Stored items from a collection:
►
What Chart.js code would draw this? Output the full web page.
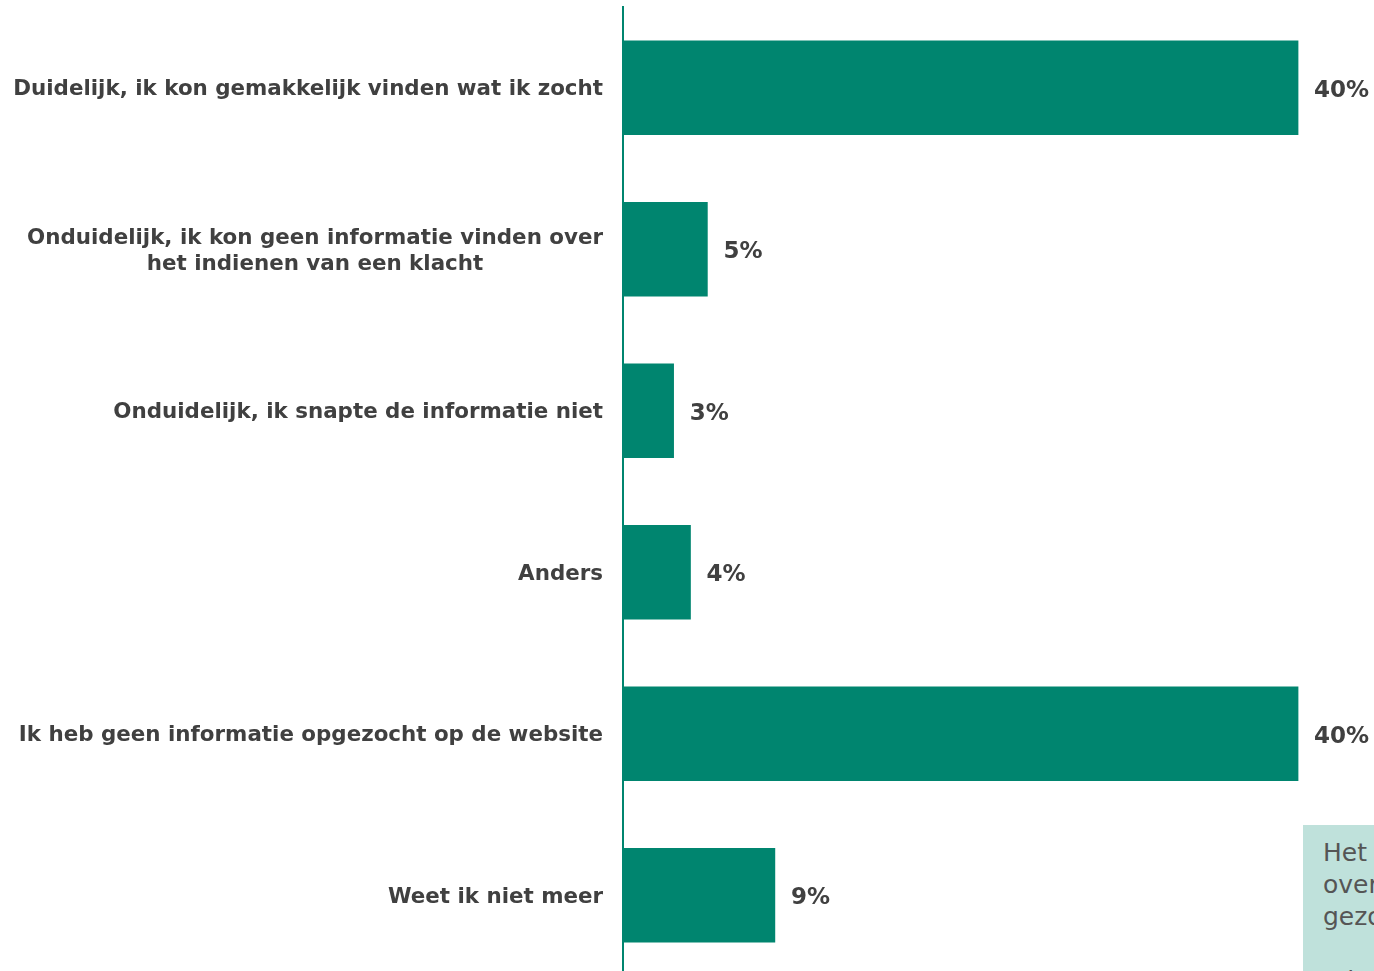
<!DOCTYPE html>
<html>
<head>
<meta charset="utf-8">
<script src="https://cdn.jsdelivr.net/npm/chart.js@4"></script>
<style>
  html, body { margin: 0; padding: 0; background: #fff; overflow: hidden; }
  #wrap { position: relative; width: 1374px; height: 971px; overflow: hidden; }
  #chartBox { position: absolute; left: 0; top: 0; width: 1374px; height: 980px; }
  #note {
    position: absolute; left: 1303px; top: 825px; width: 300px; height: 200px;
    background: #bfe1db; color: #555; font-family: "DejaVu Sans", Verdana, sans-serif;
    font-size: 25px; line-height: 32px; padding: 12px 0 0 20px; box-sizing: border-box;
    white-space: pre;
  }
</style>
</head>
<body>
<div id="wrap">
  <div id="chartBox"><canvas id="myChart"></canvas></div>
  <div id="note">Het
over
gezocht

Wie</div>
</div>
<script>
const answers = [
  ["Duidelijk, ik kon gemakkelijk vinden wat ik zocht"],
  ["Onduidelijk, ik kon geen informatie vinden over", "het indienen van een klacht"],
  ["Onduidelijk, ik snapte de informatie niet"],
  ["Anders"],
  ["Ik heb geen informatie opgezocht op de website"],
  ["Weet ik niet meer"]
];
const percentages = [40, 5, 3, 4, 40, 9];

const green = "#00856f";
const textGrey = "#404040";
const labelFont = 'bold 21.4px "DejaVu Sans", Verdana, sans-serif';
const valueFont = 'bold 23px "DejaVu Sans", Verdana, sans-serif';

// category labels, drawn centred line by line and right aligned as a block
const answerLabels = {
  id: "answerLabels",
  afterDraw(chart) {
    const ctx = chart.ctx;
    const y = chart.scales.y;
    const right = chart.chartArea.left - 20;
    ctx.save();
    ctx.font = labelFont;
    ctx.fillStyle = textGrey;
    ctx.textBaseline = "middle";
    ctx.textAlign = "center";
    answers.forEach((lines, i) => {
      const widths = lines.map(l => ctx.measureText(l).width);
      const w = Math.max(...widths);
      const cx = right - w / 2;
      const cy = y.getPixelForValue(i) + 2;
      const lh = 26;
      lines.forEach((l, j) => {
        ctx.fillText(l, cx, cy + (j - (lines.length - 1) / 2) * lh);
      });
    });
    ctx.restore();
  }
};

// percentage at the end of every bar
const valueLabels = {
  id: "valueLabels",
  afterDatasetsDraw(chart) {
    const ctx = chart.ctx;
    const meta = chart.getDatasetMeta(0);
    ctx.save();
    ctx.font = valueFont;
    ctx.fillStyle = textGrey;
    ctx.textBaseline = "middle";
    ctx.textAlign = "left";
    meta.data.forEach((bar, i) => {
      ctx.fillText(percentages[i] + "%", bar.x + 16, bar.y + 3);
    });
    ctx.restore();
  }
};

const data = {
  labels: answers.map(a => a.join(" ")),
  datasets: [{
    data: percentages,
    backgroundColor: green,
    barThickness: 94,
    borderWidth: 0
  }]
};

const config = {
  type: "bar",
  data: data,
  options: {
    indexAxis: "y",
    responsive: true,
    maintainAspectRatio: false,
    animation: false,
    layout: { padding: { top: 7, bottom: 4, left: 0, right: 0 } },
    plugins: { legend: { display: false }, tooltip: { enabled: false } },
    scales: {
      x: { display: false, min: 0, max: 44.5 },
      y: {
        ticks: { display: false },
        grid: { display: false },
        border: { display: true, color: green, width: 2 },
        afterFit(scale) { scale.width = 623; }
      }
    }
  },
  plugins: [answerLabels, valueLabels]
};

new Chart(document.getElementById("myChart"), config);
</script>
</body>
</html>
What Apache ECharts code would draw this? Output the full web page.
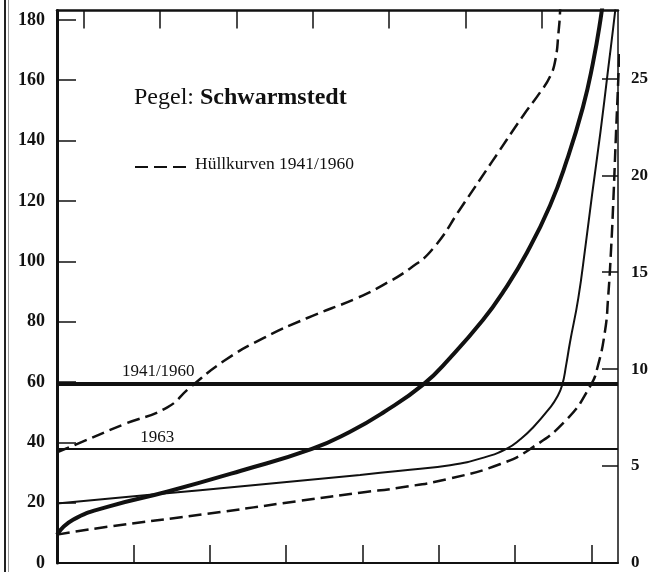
◄
Pictures are not part of the copy; output everything else in the records exactly.

What Chart.js code would draw this? Output the full web page.
<!DOCTYPE html>
<html>
<head>
<meta charset="utf-8">
<script src="https://cdn.jsdelivr.net/npm/chart.js@4"></script>
<style>
  html, body { margin: 0; padding: 0; background: #fff; overflow: hidden; }
  #wrap { position: relative; width: 1374px; height: 971px; overflow: hidden; }
  #chartBox { position: absolute; left: 0; top: 0; width: 1374px; height: 980px; }
  #note {
    position: absolute; left: 1303px; top: 825px; width: 300px; height: 200px;
    background: #bfe1db; color: #555; font-family: "DejaVu Sans", Verdana, sans-serif;
    font-size: 25px; line-height: 32px; padding: 12px 0 0 20px; box-sizing: border-box;
    white-space: pre;
  }
</style>
</head>
<body>
<div id="wrap">
  <div id="chartBox"><canvas id="myChart"></canvas></div>
  <div id="note">Het
over
gezocht

Wie</div>
</div>
<script>
const answers = [
  ["Duidelijk, ik kon gemakkelijk vinden wat ik zocht"],
  ["Onduidelijk, ik kon geen informatie vinden over", "het indienen van een klacht"],
  ["Onduidelijk, ik snapte de informatie niet"],
  ["Anders"],
  ["Ik heb geen informatie opgezocht op de website"],
  ["Weet ik niet meer"]
];
const percentages = [40, 5, 3, 4, 40, 9];

const green = "#00856f";
const textGrey = "#404040";
const labelFont = 'bold 21.4px "DejaVu Sans", Verdana, sans-serif';
const valueFont = 'bold 23px "DejaVu Sans", Verdana, sans-serif';

// category labels, drawn centred line by line and right aligned as a block
const answerLabels = {
  id: "answerLabels",
  afterDraw(chart) {
    const ctx = chart.ctx;
    const y = chart.scales.y;
    const right = chart.chartArea.left - 20;
    ctx.save();
    ctx.font = labelFont;
    ctx.fillStyle = textGrey;
    ctx.textBaseline = "middle";
    ctx.textAlign = "center";
    answers.forEach((lines, i) => {
      const widths = lines.map(l => ctx.measureText(l).width);
      const w = Math.max(...widths);
      const cx = right - w / 2;
      const cy = y.getPixelForValue(i) + 2;
      const lh = 26;
      lines.forEach((l, j) => {
        ctx.fillText(l, cx, cy + (j - (lines.length - 1) / 2) * lh);
      });
    });
    ctx.restore();
  }
};

// percentage at the end of every bar
const valueLabels = {
  id: "valueLabels",
  afterDatasetsDraw(chart) {
    const ctx = chart.ctx;
    const meta = chart.getDatasetMeta(0);
    ctx.save();
    ctx.font = valueFont;
    ctx.fillStyle = textGrey;
    ctx.textBaseline = "middle";
    ctx.textAlign = "left";
    meta.data.forEach((bar, i) => {
      ctx.fillText(percentages[i] + "%", bar.x + 16, bar.y + 3);
    });
    ctx.restore();
  }
};

const data = {
  labels: answers.map(a => a.join(" ")),
  datasets: [{
    data: percentages,
    backgroundColor: green,
    barThickness: 94,
    borderWidth: 0
  }]
};

const config = {
  type: "bar",
  data: data,
  options: {
    indexAxis: "y",
    responsive: true,
    maintainAspectRatio: false,
    animation: false,
    layout: { padding: { top: 7, bottom: 4, left: 0, right: 0 } },
    plugins: { legend: { display: false }, tooltip: { enabled: false } },
    scales: {
      x: { display: false, min: 0, max: 44.5 },
      y: {
        ticks: { display: false },
        grid: { display: false },
        border: { display: true, color: green, width: 2 },
        afterFit(scale) { scale.width = 623; }
      }
    }
  },
  plugins: [answerLabels, valueLabels]
};

new Chart(document.getElementById("myChart"), config);
</script>
</body>
</html>
What Apache ECharts code would draw this? Output the full web page.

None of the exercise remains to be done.